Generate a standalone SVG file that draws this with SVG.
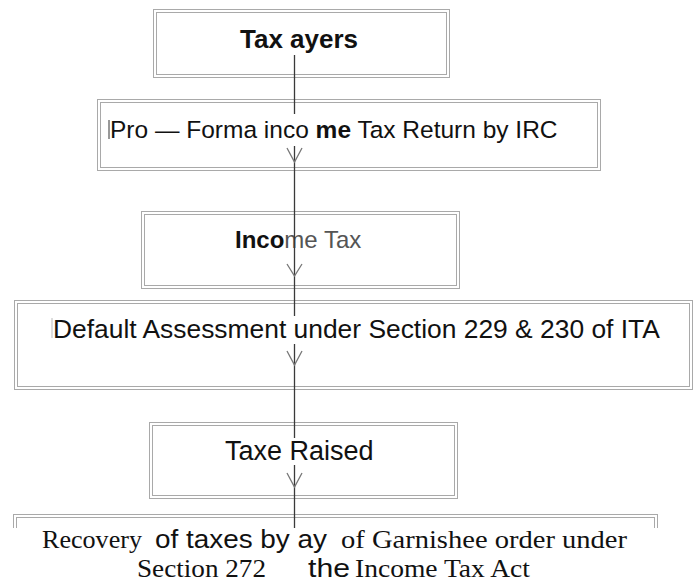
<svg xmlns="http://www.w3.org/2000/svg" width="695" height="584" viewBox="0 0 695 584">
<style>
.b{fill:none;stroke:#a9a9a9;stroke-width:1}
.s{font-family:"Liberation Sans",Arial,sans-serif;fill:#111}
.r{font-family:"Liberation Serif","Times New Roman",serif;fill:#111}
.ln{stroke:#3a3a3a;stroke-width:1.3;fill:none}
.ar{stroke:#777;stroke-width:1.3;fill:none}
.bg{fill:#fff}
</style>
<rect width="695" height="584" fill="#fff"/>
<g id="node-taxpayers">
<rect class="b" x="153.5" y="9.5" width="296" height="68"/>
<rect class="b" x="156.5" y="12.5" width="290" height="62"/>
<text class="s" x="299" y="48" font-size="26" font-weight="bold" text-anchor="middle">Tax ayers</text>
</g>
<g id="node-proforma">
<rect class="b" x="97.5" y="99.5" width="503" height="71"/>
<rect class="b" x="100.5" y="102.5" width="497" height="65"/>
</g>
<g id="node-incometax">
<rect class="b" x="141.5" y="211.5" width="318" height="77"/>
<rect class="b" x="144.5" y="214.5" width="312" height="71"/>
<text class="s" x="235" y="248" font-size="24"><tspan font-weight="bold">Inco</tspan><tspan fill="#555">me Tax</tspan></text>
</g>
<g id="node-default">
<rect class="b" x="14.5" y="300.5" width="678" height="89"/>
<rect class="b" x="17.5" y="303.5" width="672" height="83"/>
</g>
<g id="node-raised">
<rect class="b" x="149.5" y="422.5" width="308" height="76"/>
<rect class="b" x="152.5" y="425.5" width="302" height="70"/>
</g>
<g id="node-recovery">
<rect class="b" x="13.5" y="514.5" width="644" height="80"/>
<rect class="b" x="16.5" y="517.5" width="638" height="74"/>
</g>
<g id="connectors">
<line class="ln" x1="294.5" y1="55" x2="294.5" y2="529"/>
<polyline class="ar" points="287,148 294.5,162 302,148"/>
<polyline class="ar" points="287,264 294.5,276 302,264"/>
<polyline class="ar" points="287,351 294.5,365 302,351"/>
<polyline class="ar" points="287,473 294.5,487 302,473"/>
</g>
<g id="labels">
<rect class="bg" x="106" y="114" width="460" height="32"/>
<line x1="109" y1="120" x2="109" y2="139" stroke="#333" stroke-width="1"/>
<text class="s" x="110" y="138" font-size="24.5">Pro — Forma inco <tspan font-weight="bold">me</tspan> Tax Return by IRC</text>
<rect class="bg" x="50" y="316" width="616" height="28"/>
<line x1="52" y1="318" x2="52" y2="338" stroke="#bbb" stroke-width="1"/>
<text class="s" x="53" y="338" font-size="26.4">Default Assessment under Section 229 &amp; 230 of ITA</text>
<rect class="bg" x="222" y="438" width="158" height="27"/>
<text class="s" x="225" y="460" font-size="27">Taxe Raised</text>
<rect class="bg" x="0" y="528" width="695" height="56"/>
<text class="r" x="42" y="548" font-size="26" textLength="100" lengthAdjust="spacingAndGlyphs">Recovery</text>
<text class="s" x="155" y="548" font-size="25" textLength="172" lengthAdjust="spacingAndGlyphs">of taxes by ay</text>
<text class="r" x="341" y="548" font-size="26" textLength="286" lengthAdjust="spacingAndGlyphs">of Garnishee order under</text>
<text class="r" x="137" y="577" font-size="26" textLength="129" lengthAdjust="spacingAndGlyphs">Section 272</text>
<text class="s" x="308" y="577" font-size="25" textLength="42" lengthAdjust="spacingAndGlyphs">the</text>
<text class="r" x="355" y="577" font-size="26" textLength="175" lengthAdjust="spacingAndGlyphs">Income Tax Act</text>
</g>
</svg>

━━━━━━━━━━

## Task objective:
From the data above, write out everything exactly except the pictures.

## Answer to this exercise:
Generate a standalone SVG file that draws this with SVG.
<svg xmlns="http://www.w3.org/2000/svg" width="695" height="584" viewBox="0 0 695 584">
<style>
.b{fill:none;stroke:#a9a9a9;stroke-width:1}
.s{font-family:"Liberation Sans",Arial,sans-serif;fill:#111}
.r{font-family:"Liberation Serif","Times New Roman",serif;fill:#111}
.ln{stroke:#3a3a3a;stroke-width:1.3;fill:none}
.ar{stroke:#777;stroke-width:1.3;fill:none}
.bg{fill:#fff}
</style>
<rect width="695" height="584" fill="#fff"/>
<g id="node-taxpayers">
<rect class="b" x="153.5" y="9.5" width="296" height="68"/>
<rect class="b" x="156.5" y="12.5" width="290" height="62"/>
<text class="s" x="299" y="48" font-size="26" font-weight="bold" text-anchor="middle">Tax ayers</text>
</g>
<g id="node-proforma">
<rect class="b" x="97.5" y="99.5" width="503" height="71"/>
<rect class="b" x="100.5" y="102.5" width="497" height="65"/>
</g>
<g id="node-incometax">
<rect class="b" x="141.5" y="211.5" width="318" height="77"/>
<rect class="b" x="144.5" y="214.5" width="312" height="71"/>
<text class="s" x="235" y="248" font-size="24"><tspan font-weight="bold">Inco</tspan><tspan fill="#555">me Tax</tspan></text>
</g>
<g id="node-default">
<rect class="b" x="14.5" y="300.5" width="678" height="89"/>
<rect class="b" x="17.5" y="303.5" width="672" height="83"/>
</g>
<g id="node-raised">
<rect class="b" x="149.5" y="422.5" width="308" height="76"/>
<rect class="b" x="152.5" y="425.5" width="302" height="70"/>
</g>
<g id="node-recovery">
<rect class="b" x="13.5" y="514.5" width="644" height="80"/>
<rect class="b" x="16.5" y="517.5" width="638" height="74"/>
</g>
<g id="connectors">
<line class="ln" x1="294.5" y1="55" x2="294.5" y2="529"/>
<polyline class="ar" points="287,148 294.5,162 302,148"/>
<polyline class="ar" points="287,264 294.5,276 302,264"/>
<polyline class="ar" points="287,351 294.5,365 302,351"/>
<polyline class="ar" points="287,473 294.5,487 302,473"/>
</g>
<g id="labels">
<rect class="bg" x="106" y="114" width="460" height="32"/>
<line x1="109" y1="120" x2="109" y2="139" stroke="#333" stroke-width="1"/>
<text class="s" x="110" y="138" font-size="24.5">Pro — Forma inco <tspan font-weight="bold">me</tspan> Tax Return by IRC</text>
<rect class="bg" x="50" y="316" width="616" height="28"/>
<line x1="52" y1="318" x2="52" y2="338" stroke="#bbb" stroke-width="1"/>
<text class="s" x="53" y="338" font-size="26.4">Default Assessment under Section 229 &amp; 230 of ITA</text>
<rect class="bg" x="222" y="438" width="158" height="27"/>
<text class="s" x="225" y="460" font-size="27">Taxe Raised</text>
<rect class="bg" x="0" y="528" width="695" height="56"/>
<text class="r" x="42" y="548" font-size="26" textLength="100" lengthAdjust="spacingAndGlyphs">Recovery</text>
<text class="s" x="155" y="548" font-size="25" textLength="172" lengthAdjust="spacingAndGlyphs">of taxes by ay</text>
<text class="r" x="341" y="548" font-size="26" textLength="286" lengthAdjust="spacingAndGlyphs">of Garnishee order under</text>
<text class="r" x="137" y="577" font-size="26" textLength="129" lengthAdjust="spacingAndGlyphs">Section 272</text>
<text class="s" x="308" y="577" font-size="25" textLength="42" lengthAdjust="spacingAndGlyphs">the</text>
<text class="r" x="355" y="577" font-size="26" textLength="175" lengthAdjust="spacingAndGlyphs">Income Tax Act</text>
</g>
</svg>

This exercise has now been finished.